Review: The Shadow Cabinet by Maureen Johnson

The Shadow Cabinet

Author: Maureen Johnson
Release: February 10th 2015
Genre: Paranormal, Ghosts, Mystery, YA
#3 in the Shades of London quartet
Series: The Name of the Star (#1), The Madness Underneath (#2), Untitled (#4)


Rory and her friends are reeling from a series of sudden and tragic events. While racked with grief, Rory tries to determine if she acted in time to save a member of the squad. If she did, how do you find a ghost? Also, Rory’s classmate Charlotte has been kidnapped by Jane and her nefarious organization. Evidence is uncovered of a forty-year-old cult, ten missing teenagers, and a likely mass murder. Everything indicates that Charlotte’s in danger, and it seems that something much bigger and much more terrible is coming.

Time is running out as Rory fights to find her friends and the ghost squad struggles to stop Jane from unleashing her spectral nightmare on the entire city. In the process, they'll discover the existence of an organization that underpins London itself—and Rory will learn that someone she trusts has been keeping a tremendous secret.


I kind of really, really love this series. The concept might not be that unique, but the execution is and the characters simply stand out so much, and they're all so likable. 

Seriously, especially Rory's narration is so peppered with all of her own quirks and spleens, which make her so much more endearing to me as the reader. I'm pretty sure that this narrating style could also quickly go down the other cliff and come across as annoying, but personally, I loved it. 
The other main characters also have something about them that make them memorable and give them life, so that in the end, this story feels like it's about real people. The premise may be as absurd as can be, but the people involved are solid.
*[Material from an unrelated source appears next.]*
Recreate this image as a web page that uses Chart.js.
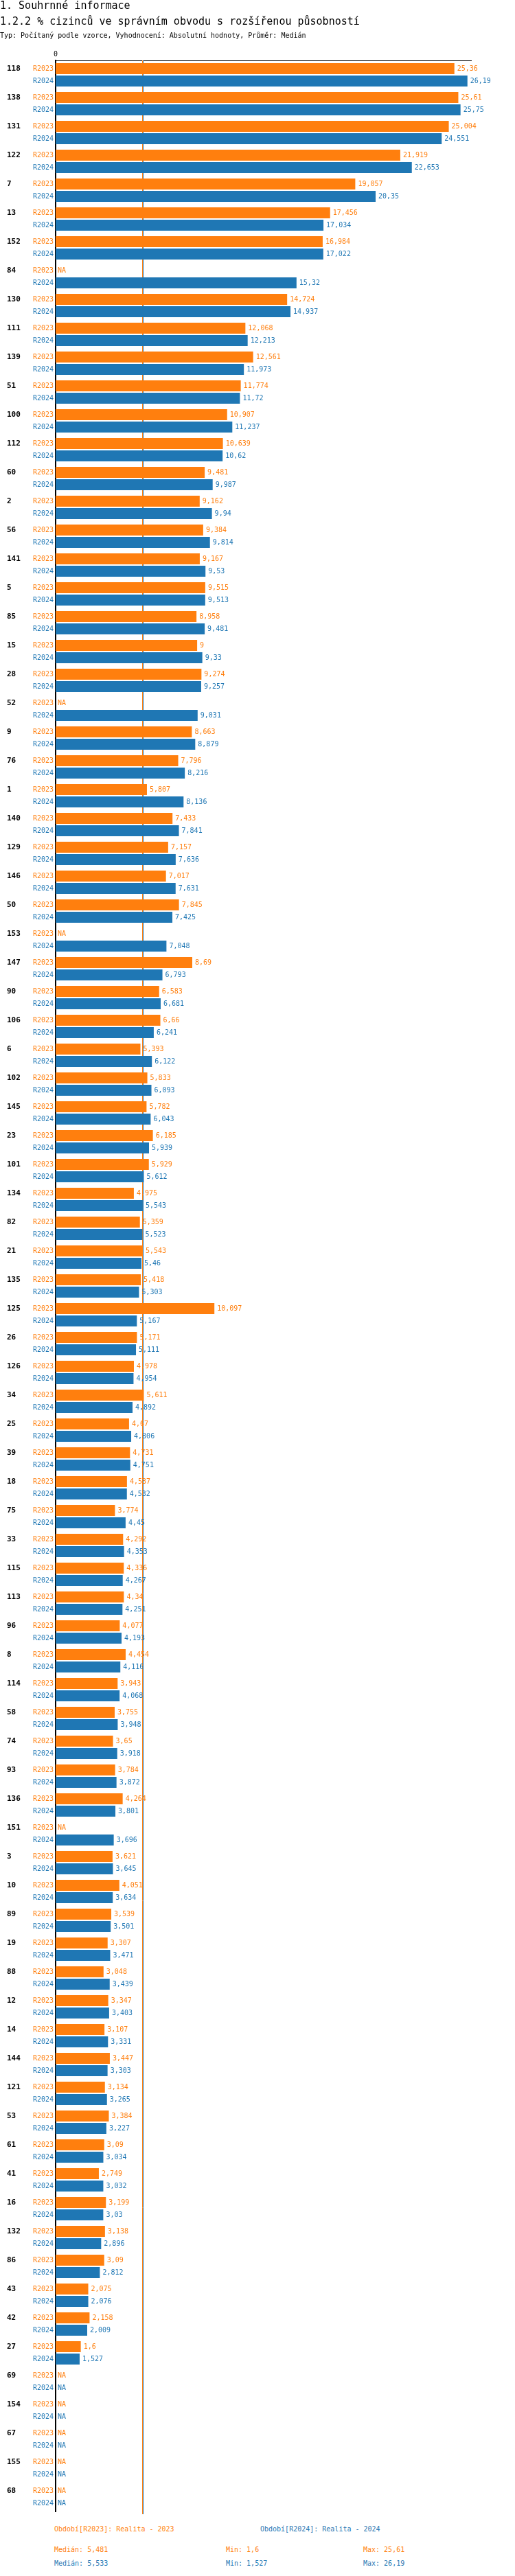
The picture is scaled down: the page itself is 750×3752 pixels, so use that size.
<!DOCTYPE html>
<html>
<head>
<meta charset="utf-8">
<script src="https://cdn.jsdelivr.net/npm/chart.js@4"></script>
<style>
  body { margin: 0; background: #fff; width: 750px; height: 3752px; position: relative; font-family: "DejaVu Sans Mono", monospace; overflow: hidden; }
  .t { position: absolute; left: 0; white-space: pre; }
  .h1 { font-size: 15px; line-height: 15px; color: #000; }
  .small { font-size: 10px; line-height: 10px; }
  #wrap { position: absolute; left: 0; top: 0; width: 750px; height: 3670px; }
</style>
</head>
<body>
<div id="wrap"><canvas id="chart"></canvas></div>
<div class="t h1" style="top:1px">1. Souhrnné informace</div>
<div class="t h1" style="top:24px">1.2.2 % cizinců ve správním obvodu s rozšířenou působností</div>
<div class="t small" style="top:47px">Typ: Počítaný podle vzorce, Vyhodnocení: Absolutní hodnoty, Průměr: Medián</div>
<div id="legend"></div>
<script>
//DATA
var categories = ['118','138','131','122','7','13','152','84','130','111',
  '139','51','100','112','60','2','56','141','5','85',
  '15','28','52','9','76','1','140','129','146','50',
  '153','147','90','106','6','102','145','23','101','134',
  '82','21','135','125','26','126','34','25','39','18',
  '75','33','115','113','96','8','114','58','74','93',
  '136','151','3','10','89','19','88','12','14','144',
  '121','53','61','41','16','132','86','43','42','27',
  '69','154','67','155','68'];

var r2023 = [25.36, 25.61, 25.004, 21.919, 19.057, 17.456, 16.984, null, 14.724, 12.068,
  12.561, 11.774, 10.907, 10.639, 9.481, 9.162, 9.384, 9.167, 9.515, 8.958,
  9, 9.274, null, 8.663, 7.796, 5.807, 7.433, 7.157, 7.017, 7.845,
  null, 8.69, 6.583, 6.66, 5.393, 5.833, 5.782, 6.185, 5.929, 4.975,
  5.359, 5.543, 5.418, 10.097, 5.171, 4.978, 5.611, 4.67, 4.731, 4.537,
  3.774, 4.292, 4.336, 4.34, 4.077, 4.454, 3.943, 3.755, 3.65, 3.784,
  4.264, null, 3.621, 4.051, 3.539, 3.307, 3.048, 3.347, 3.107, 3.447,
  3.134, 3.384, 3.09, 2.749, 3.199, 3.138, 3.09, 2.075, 2.158, 1.6,
  null, null, null, null, null];

var r2024 = [26.19, 25.75, 24.551, 22.653, 20.35, 17.034, 17.022, 15.32, 14.937, 12.213,
  11.973, 11.72, 11.237, 10.62, 9.987, 9.94, 9.814, 9.53, 9.513, 9.481,
  9.33, 9.257, 9.031, 8.879, 8.216, 8.136, 7.841, 7.636, 7.631, 7.425,
  7.048, 6.793, 6.681, 6.241, 6.122, 6.093, 6.043, 5.939, 5.612, 5.543,
  5.523, 5.46, 5.303, 5.167, 5.111, 4.954, 4.892, 4.806, 4.751, 4.532,
  4.45, 4.353, 4.267, 4.251, 4.193, 4.116, 4.068, 3.948, 3.918, 3.872,
  3.801, 3.696, 3.645, 3.634, 3.501, 3.471, 3.439, 3.403, 3.331, 3.303,
  3.265, 3.227, 3.034, 3.032, 3.03, 2.896, 2.812, 2.076, 2.009, 1.527,
  null, null, null, null, null];

var seriesNames = ['R2023', 'R2024'];
var seriesTitles = ['Realita - 2023', 'Realita - 2024'];
var seriesColors = ['#ff7f0e', '#1f77b4'];
var medians = [5.481, 5.533];
var mins = [1.6, 1.527];
var maxs = [25.61, 26.19];
var xTicks = [0];

function fmt(v) {
    return String(v).replace('.', ',');
}

var MONO = '"DejaVu Sans Mono", monospace';

//median lines behind bars
var medianPlugin = {
    id: 'medianLines',
    beforeDatasetsDraw: function(chart) {
        var ctx = chart.ctx, area = chart.chartArea, xs = chart.scales.x;
        ctx.save();
        for (var i = 0; i < medians.length; i++) {
            var px = Math.round(xs.getPixelForValue(medians[i])) + 0.5;
            ctx.strokeStyle = seriesColors[i];
            ctx.lineWidth = 1;
            ctx.beginPath();
            ctx.moveTo(px, area.top);
            ctx.lineTo(px, area.bottom + 4);
            ctx.stroke();
        }
        ctx.restore();
    }
};

//series names left of axis + values right of bars
var labelPlugin = {
    id: 'barLabels',
    afterDatasetsDraw: function(chart) {
        var ctx = chart.ctx, area = chart.chartArea;
        ctx.save();
        ctx.font = '10px ' + MONO;
        ctx.textBaseline = 'middle';
        chart.data.datasets.forEach(function(ds, di) {
            var meta = chart.getDatasetMeta(di);
            ctx.fillStyle = seriesColors[di];
            meta.data.forEach(function(bar, i) {
                var y = bar.y;
                ctx.textAlign = 'right';
                ctx.fillText(seriesNames[di], area.left - 3, y);
                ctx.textAlign = 'left';
                var v = ds.data[i];
                if (v === null) ctx.fillText('NA', area.left + 3, y);
                else ctx.fillText(fmt(v), bar.x + 4, y);
            });
        });
        ctx.restore();
    }
};

var ctx = document.getElementById('chart').getContext('2d');
var chart = new Chart(ctx, {
    type: 'bar',
    data: {
        labels: categories,
        datasets: [
            { label: seriesNames[0], data: r2023, backgroundColor: seriesColors[0] },
            { label: seriesNames[1], data: r2024, backgroundColor: seriesColors[1] }
        ]
    },
    options: {
        indexAxis: 'y',
        responsive: true,
        maintainAspectRatio: false,
        animation: false,
        categoryPercentage: 36 / 42,
        barPercentage: 16 / 18,
        layout: { padding: { left: 10, top: 70, right: 64, bottom: 12 } },
        plugins: { legend: { display: false }, tooltip: { enabled: false } },
        scales: {
            x: {
                position: 'top',
                min: 0,
                max: 26.42,
                afterBuildTicks: function(s) { s.ticks = xTicks.map(function(v) { return { value: v }; }); },
                afterFit: function(s) { s.height = 18; },
                grid: { display: false, drawTicks: false },
                border: { display: true, color: '#000', width: 1 },
                ticks: { color: '#000', font: { family: MONO, size: 10 }, padding: 3, maxRotation: 0 }
            },
            y: {
                afterFit: function(s) { s.width = 71; },
                grid: { display: false, drawTicks: false },
                border: { display: true, color: '#000', width: 2 },
                ticks: {
                    color: '#000',
                    crossAlign: 'far',
                    labelOffset: -9,
                    padding: 0,
                    autoSkip: false,
                    font: { family: MONO, size: 11, weight: 'bold' }
                }
            }
        }
    },
    plugins: [medianPlugin, labelPlugin]
});

//legend + stats as text below the chart
var legendBox = document.getElementById('legend');
var legendX = [79, 379];
var statX = [79, 329, 529];
var legendY = 3679;
var statY = [3709, 3729];
var html = '';
for (var i = 0; i < seriesNames.length; i++) {
    var c = seriesColors[i];
    html += '<div class="t small" style="top:' + legendY + 'px;left:' + legendX[i] + 'px;color:' + c + '">Období[' + seriesNames[i] + ']: ' + seriesTitles[i] + '</div>';
    html += '<div class="t small" style="top:' + statY[i] + 'px;left:' + statX[0] + 'px;color:' + c + '">Medián: ' + fmt(medians[i]) + '</div>';
    html += '<div class="t small" style="top:' + statY[i] + 'px;left:' + statX[1] + 'px;color:' + c + '">Min: ' + fmt(mins[i]) + '</div>';
    html += '<div class="t small" style="top:' + statY[i] + 'px;left:' + statX[2] + 'px;color:' + c + '">Max: ' + fmt(maxs[i]) + '</div>';
}
legendBox.innerHTML = html;
</script>
</body>
</html>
At this point, it's important to mention that the interweaving relationships are interesting, too. Friendships, romances, both past and present, as well as how the relationship might turn out between authority figures and "bosses" so to speak. It's all there, and it's executed so wonderfully. It's never a big part of the book — the focus is most definitely on the plot, and always has been throughout the series — but there might be a glance here or a word there that brings it all across so well. Especially Stephen and Rory's romance is so freaking well written, they're seriously one of my all time favorite couples now. They just work so well together.

As for the plot, well, let me just say that I read this within a single day. It was fast paced, and Johnson drops subtle hints every now and then so that I was literally dying to know what happens next. Seriously, I haven't been this engrossed in a book in some time. I was tempted to skip ahead every now and then, just to break the tension. But in the end, that's the best thing about this novel, the undercurrent of urgency that stretches across the whole book, the needing to know and being invested into every character's feelings and thoughts, hanging on to every single word. So, so good.

I'm so damn happy that there's a fourth book, because I am dying for more. And it doesn't feel like it's going to be some sort of page filler either, because that cliffhanger was horrible and needs to be resolved ASAP. I cannot wait for the next book.